Date: Jan 22, 2013 7:05 AM Author: Pentcho Valev Subject: THE GENESIS OF DOUBLETHINK IN EINSTEINIANA Exceeding the speed of light without actually exceeding it:
"Dr Michio Kaku reveals how we really could one day build a warp drive and set out on our own star trek."
Needless to say, Michio Kaku just practices doublethink:
George Orwell: "Doublethink means the power of holding two contradictory beliefs in one's mind simultaneously, and accepting both of them. (...) ...with the lie always one leap ahead of the truth."
When did doublethink start in Einsteiniana? From the very beginning: Einstein's 1905 papers implied that the speed of light both depends and does not depend on the speed of the light source:
Relativity and Its Roots, Banesh Hoffmann: "Moreover, if light consists of particles, as Einstein had suggested in his paper submitted just thirteen weeks before this one, the second principle seems absurd: A stone thrown from a speeding train can do far more damage than one thrown from a train at rest; the speed of the particle is not independent of the motion of the object emitting it. And if we take light to consist of particles and assume that these particles obey Newton's laws, they will conform to Newtonian relativity and thus automatically account for the null result of the Michelson-Morley experiment without recourse to contracting lengths, local time, or Lorentz transformations. Yet, as we have seen, Einstein resisted the temptation to account for the null result in terms of particles of light and simple, familiar Newtonian ideas, and introduced as his second postulate something that was more or less obvious when thought of in terms of waves in an ether."
The lie (the speed of light does not depend on the speed of the light source) was all along one leap ahead of the truth (the speed of light depends on the speed of the light source) so the truth only showed up two times in Einstein's writings - in 1909 and in 1954:
Albert Einstein (1909): "A large body of facts shows undeniably that light has certain fundamental properties that are better explained by Newton's emission theory of light than by the oscillation theory. For this reason, I believe that the next phase in the development of theoretical physics will bring us a theory of light that can be considered a fusion of the oscillation and emission theories."
Albert Einstein (1954): "I consider it entirely possible that physics cannot be based upon the field concept, that is on continuous structures. Then nothing will remain of my whole castle in the air, including the theory of gravitation, but also nothing of the rest of contemporary physics."
Clues showing that the departure from the field concept of light is tantamount to a departure from Einstein's 1905 light postulate and an adoption of the variable speed of light predicted by Newton's emission theory of light:
"The two first articles (January and March) establish clearly a discontinuous structure of matter and light. The standard look of Einstein's SR is, on the contrary, essentially based on the continuous conception of the field."
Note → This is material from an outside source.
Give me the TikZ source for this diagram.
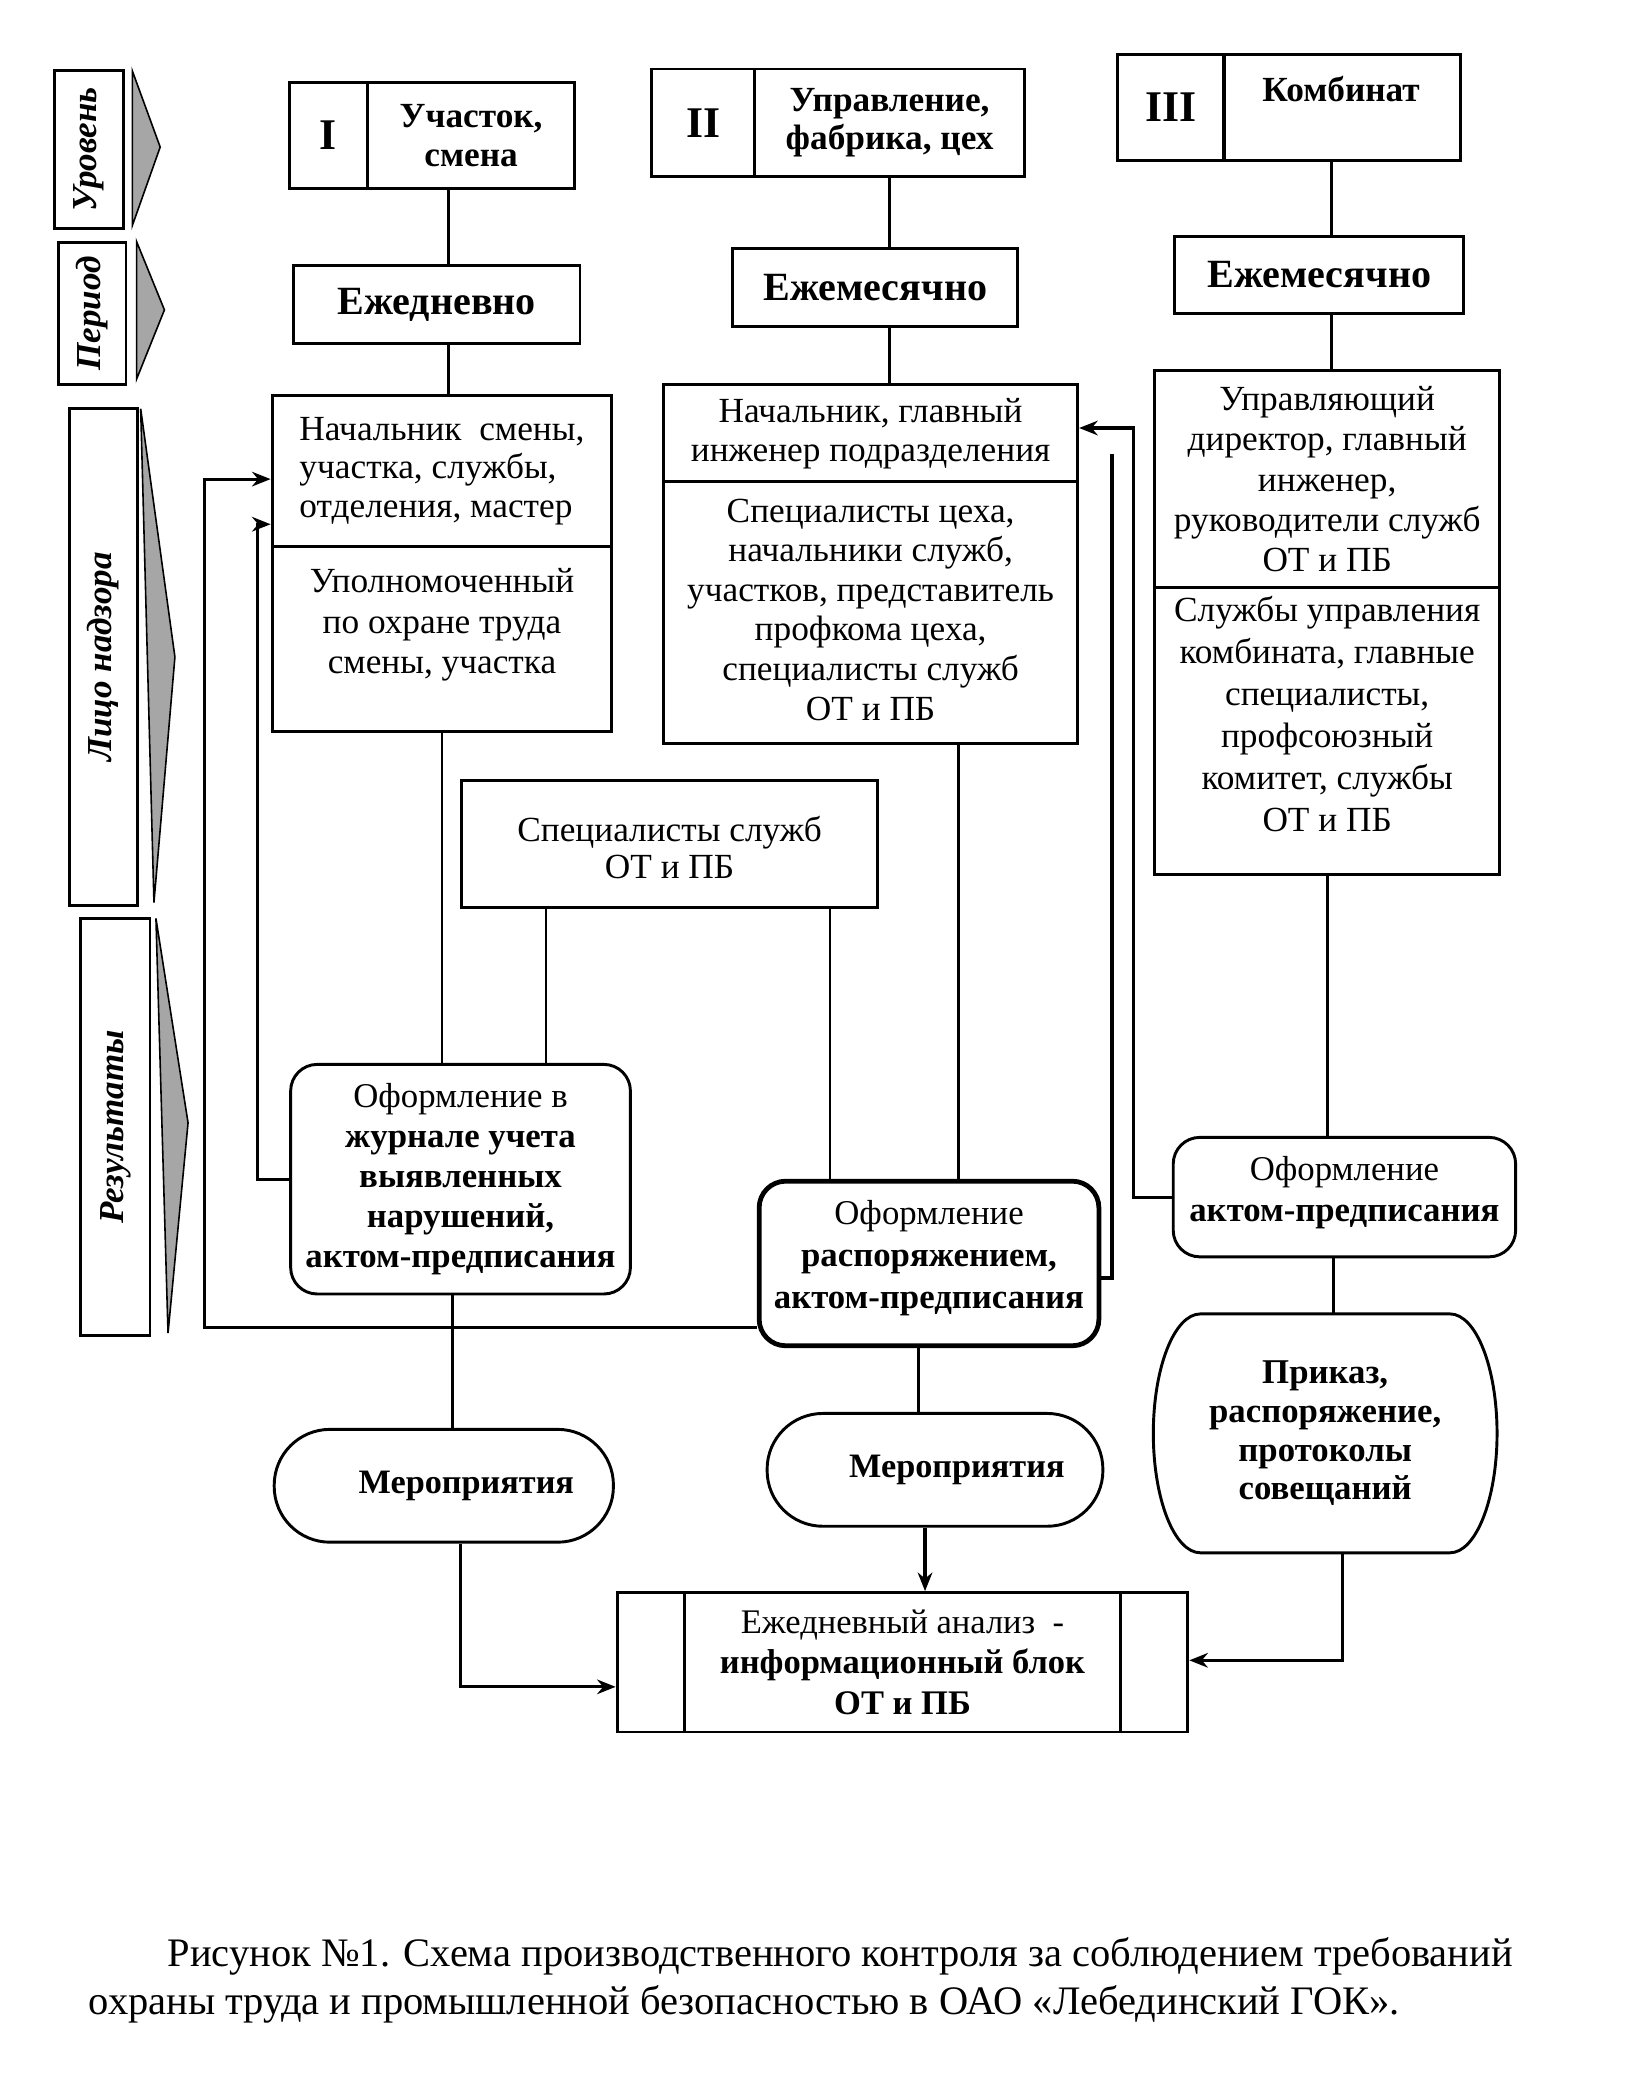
\documentclass[tikz,border=0pt]{standalone}
\usepackage{fontspec}
\setmainfont{Liberation Serif}
\usetikzlibrary{arrows.meta,calc}
\begin{document}
\begin{tikzpicture}[x=0.5pt,y=-0.5pt,
  bx/.style={draw, line width=1.1pt, align=center, inner sep=1pt, font=\fontsize{13.3}{14.6}\selectfont},
  bbx/.style={bx, font=\fontsize{13.3}{14.6}\selectfont\bfseries},
  per/.style={bx, font=\fontsize{15.1}{16}\selectfont\bfseries},
  num/.style={bx, font=\fontsize{16.5}{17}\selectfont\bfseries},
  rbx/.style={bx, rounded corners=10pt},
  ln/.style={line width=1pt},
  fb/.style={line width=1.3pt},
  arr/.style={line width=1.2pt, -{Stealth[length=7pt,width=5.5pt]}},
  lab/.style={draw, line width=1.1pt, rotate=90, font=\fontsize{13.2}{14}\selectfont\bfseries\itshape, inner sep=1pt},
  tri/.style={fill=black!35, draw=black, line width=0.6pt},
  captxt/.style={anchor=west, inner sep=0pt, font=\fontsize{15.25}{16}\selectfont}
]
\useasboundingbox[fill=white] (0,0) rectangle (1240,1568);

% left labels
\node[lab, minimum width=59.3pt, minimum height=25.75pt] (lv) at (67,112.7) {Уровень};
\node[lab, minimum width=53.5pt, minimum height=25.35pt] (pd) at (69.6,236) {Период};
\node[lab, minimum width=187pt, minimum height=25.35pt] (lc) at (78,495) {Лицо надзора};
\node[lab, minimum width=157pt, minimum height=26pt] (rs) at (87,849) {Результаты};
\filldraw[tri] (99.7,53.4) -- (120.7,110.8) -- (99.7,170) -- cycle;
\filldraw[tri] (102.9,182) -- (123.9,233.5) -- (102.9,285.7) -- cycle;
\filldraw[tri] (106,308) -- (131.8,495) -- (116,680) -- cycle;
\filldraw[tri] (117.5,692) -- (141.7,846) -- (126.6,1004.5) -- cycle;

% levels
\node[num, minimum width=29.5pt, minimum height=40pt] (l1n) at (247.5,102) {I};
\node[bbx, minimum width=78pt, minimum height=40pt] (l1t) at (355,102) {Участок,\\смена};
\node[num, minimum width=38.8pt, minimum height=40.5pt] (l2n) at (529.8,92.5) {II};
\node[bbx, minimum width=101.7pt, minimum height=40.5pt] (l2t) at (670.3,92.5) {Управление,\\фабрика, цех};
\node[num, minimum width=40pt, minimum height=40pt] (l3n) at (882,81) {III};
\node[bbx, minimum width=89pt, minimum height=40pt] (l3t) at (1011.4,81) {};
\node[font=\fontsize{13.3}{14.6}\selectfont\bfseries, inner sep=0pt] (l3txt) at (1010.5,67) {Комбинат};

% periods
\node[per, minimum width=108pt, minimum height=29.5pt] (p1) at (329,229.5) {Ежедневно};
\node[per, minimum width=107.5pt, minimum height=29.5pt] (p2) at (659.5,216.5) {Ежемесячно};
\node[per, minimum width=109pt, minimum height=29pt] (p3) at (994,207) {Ежемесячно};

% supervisors
\node[bx, align=left, minimum width=128pt, minimum height=57pt] (s1a) at (333,355) {Начальник\ \ смены,\\участка, службы,\\отделения, мастер};
\node[bx, minimum width=128pt, minimum height=69.5pt, font=\fontsize{13.3}{15.2}\selectfont] (s1b) at (333,481.5) {Уполномоченный\\по охране труда\\смены, участка\\[-1.6pt]\mbox{}};
\node[bx, minimum width=156pt, minimum height=36.5pt] (s2a) at (656,326.5) {Начальник, главный\\инженер подразделения};
\node[bx, minimum width=156pt, minimum height=98.5pt, font=\fontsize{13.3}{14.9}\selectfont] (s2b) at (656,461.5) {\mbox{}\\[-8.2pt]Специалисты цеха,\\начальники служб,\\участков, представитель\\профкома цеха,\\специалисты служб\\ОТ и ПБ};
\node[bx, minimum width=130pt, minimum height=82pt, font=\fontsize{13.3}{15.1}\selectfont] (s3a) at (1000,361) {Управляющий\\директор, главный\\инженер,\\руководители служб\\ОТ и ПБ};
\node[bx, minimum width=130pt, minimum height=108pt, font=\fontsize{13.3}{15.8}\selectfont] (s3b) at (1000,551) {Службы управления\\комбината, главные\\специалисты,\\профсоюзный\\комитет, службы\\ОТ и ПБ\\[-2.8pt]\mbox{}};
\node[bx, minimum width=156.5pt, minimum height=48pt, font=\fontsize{13.3}{13.9}\selectfont] (sp) at (504.5,636) {\mbox{}\\[-2pt]Специалисты служб\\ОТ и ПБ};

% results
\node[rbx, minimum width=128pt, minimum height=86.5pt, font=\fontsize{13.1}{15.1}\selectfont] (r1) at (347,888.5) {Оформление в\\\textbf{журнале учета}\\\textbf{выявленных}\\\textbf{нарушений,}\\\textbf{актом-предписания}};
\node[rbx, line width=1.8pt, minimum width=128pt, minimum height=62pt, font=\fontsize{13.1}{15.8}\selectfont] (r2) at (700,952) {Оформление\\\textbf{распоряжением,}\\\textbf{актом-предписания}\\[-8.8pt]\mbox{}};
\node[rbx, minimum width=129pt, minimum height=45pt, font=\fontsize{13.1}{15.25}\selectfont] (r3) at (1013,902) {Оформление\\\textbf{актом-предписания}\\[-9.25pt]\mbox{}};

% bottom
\node[bbx, rounded corners=21pt, minimum width=127.8pt, minimum height=42.5pt, font=\fontsize{12.9}{14}\selectfont\bfseries] (m1) at (334.4,1119.5) {\hspace*{17pt}Мероприятия};
\node[bbx, rounded corners=21pt, minimum width=126.5pt, minimum height=42.5pt, font=\fontsize{12.9}{14}\selectfont\bfseries] (m2) at (704.5,1107.5) {\hspace*{16.5pt}Мероприятия};
\node[align=center, inner sep=0pt, outer sep=0pt, minimum width=129.5pt, minimum height=90pt, font=\fontsize{13.1}{14.6}\selectfont\bfseries] (pr) at (998.5,1080) {Приказ,\\распоряжение,\\протоколы\\совещаний};
\draw[line width=1.1pt] ([xshift=-47pt]pr.north) -- ([xshift=47pt]pr.north)
  .. controls ([xshift=56.8pt]pr.north) and ([yshift=24.8pt]pr.east) .. (pr.east)
  .. controls ([yshift=-24.8pt]pr.east) and ([xshift=56.8pt]pr.south) .. ([xshift=47pt]pr.south)
  -- ([xshift=-47pt]pr.south)
  .. controls ([xshift=-56.8pt]pr.south) and ([yshift=-24.8pt]pr.west) .. (pr.west)
  .. controls ([yshift=24.8pt]pr.west) and ([xshift=-56.8pt]pr.north) .. cycle;
\node[bx, minimum width=215pt, minimum height=52.5pt, font=\fontsize{13}{15.4}\selectfont] (info) at (680,1252.5) {Ежедневный анализ\ \ -\\\textbf{информационный блок}\\\textbf{ОТ и ПБ}};
\draw[ln] ([xshift=26pt]info.north west) -- ([xshift=26pt]info.south west);
\draw[ln] ([xshift=-26pt]info.north east) -- ([xshift=-26pt]info.south east);

% caption
\node[captxt] (cap1) at (126,1474) {Рисунок №1. Схема производственного контроля за соблюдением требований};
\node[captxt] (cap2) at (66.5,1510) {охраны труда и промышленной безопасностью в ОАО «Лебединский ГОК».};

% vertical chains
\coordinate (cI) at ([xshift=-8.5pt]l1t.south);
\coordinate (cIII) at ([xshift=-4pt]l3t.south);
\draw[ln] (cI) -- (cI |- p1.north);
\draw[ln] (cI |- p1.south) -- (cI |- s1a.north);
\draw[ln] (l2t.south) -- (l2t.south |- p2.north);
\draw[ln] (l2t.south |- p2.south) -- (l2t.south |- s2a.north);
\draw[ln] (cIII) -- (cIII |- p3.north);
\draw[ln] (cIII |- p3.south) -- (cIII |- s3a.north);

% to results
\coordinate (spl) at ([xshift=-46.5pt]sp.south);
\coordinate (spr) at ([xshift=60.5pt]sp.south);
\coordinate (s2r) at ([xshift=33pt]s2b.south);
\draw[ln] (s1b.south) -- (s1b.south |- r1.north);
\draw[ln] (spl) -- (spl |- r1.north);
\draw[ln] (spr) -- (spr |- r2.north);
\draw[ln] (s2r) -- (s2r |- r2.north);
\draw[ln] (s3b.south) -- (s3b.south |- r3.north);

% feedback
\draw[arr] (r3.west) -- ++(-14.5pt,0) |- ([yshift=2pt]s2a.east);
\coordinate (fb2) at (838,342);
\draw[fb] ([yshift=-5.5pt]r2.east) -| (fb2);
\draw[arr] ([yshift=-24pt]r2.west) -- ++(-208pt,0) |- ([yshift=-3pt]s1a.west);
\draw[arr] (r1.west) -- ++(-12pt,0) |- ([yshift=-20pt]s1a.west);

% bottom connectors
\coordinate (c1) at ([xshift=-3pt]r1.south);
\draw[ln] (c1) -- (c1 |- m1.north);
\draw[arr] ([xshift=3pt]c1 |- m1.south) |- ([yshift=-9.25pt]info.west);
\coordinate (c2) at ([xshift=-4pt]r2.south);
\draw[ln] (c2) -- (c2 |- m2.north);
\coordinate (c2b) at ([xshift=-3.75pt]m2.south);
\draw[arr] (c2b) -- (c2b |- info.north);
\coordinate (c3) at ([xshift=-4pt]r3.south);
\draw[ln] (c3) -- (c3 |- pr.north);
\coordinate (c3b) at ([xshift=6.5pt]pr.south);
\draw[arr] (c3b) |- ([yshift=0.75pt]info.east);
\end{tikzpicture}
\end{document}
"And then, in June, Einstein completes special relativity, which adds a twist to the story: Einstein's March paper treated light as particles, but special relativity sees light as a continuous field of waves."
Einstein and the Changing Worldviews of Physics, Einstein Studies, 2012, Volume 12, Part 1, 23-37, The Newtonian Theory of Light Propagation, Jean Eisenstaedt: "It is generally thought that light propagation cannot be treated in the framework of Newtonian dynamics. However, at the end of the 18th century and in the context of Newton's Principia, several papers, published and unpublished, offered a new and important corpus that represents a detailed application of Newton's dynamics to light. In it, light was treated in precisely the same way as material particles. This most interesting application - foreshadowed by Newton himself in the Principia - constitutes a relativistic optics of moving bodies, of course based on what we nowadays refer to as Galilean relativity, and offers a most instructive Newtonian analogy to Einsteinian special and general relativity (Eisenstaedt, 2005a; 2005b). These several papers, effects, experiments, and interpretations constitute the Newtonian theory of light propagation. I will argue in this paper, however, that this Newtonian theory of light propagation has deep parallels with some elements of 19th century physics (aberration, the Doppler effect) as well as with an important part of 20th century relativity (the optics of moving bodies, the Michelson experiment, the deflection of light in a gravitational field, black holes, the gravitational Doppler effect). (...) A relativistic optics of moving bodies: a corpuscle of light is subject to Galilean kinematics, and thus to its principle of relativity as well as to the corresponding theorem of the addition of velocities. (...) Not so surprisingly, neither the possibility of a Newtonian optics of moving bodies nor that of a Newtonian gravitational theory of light has been easily "seen," neither by relativists nor by historians of physics; most probably the "taken-for-granted fact" of the constancy of the velocity of light did not allow thinking in Newtonian terms."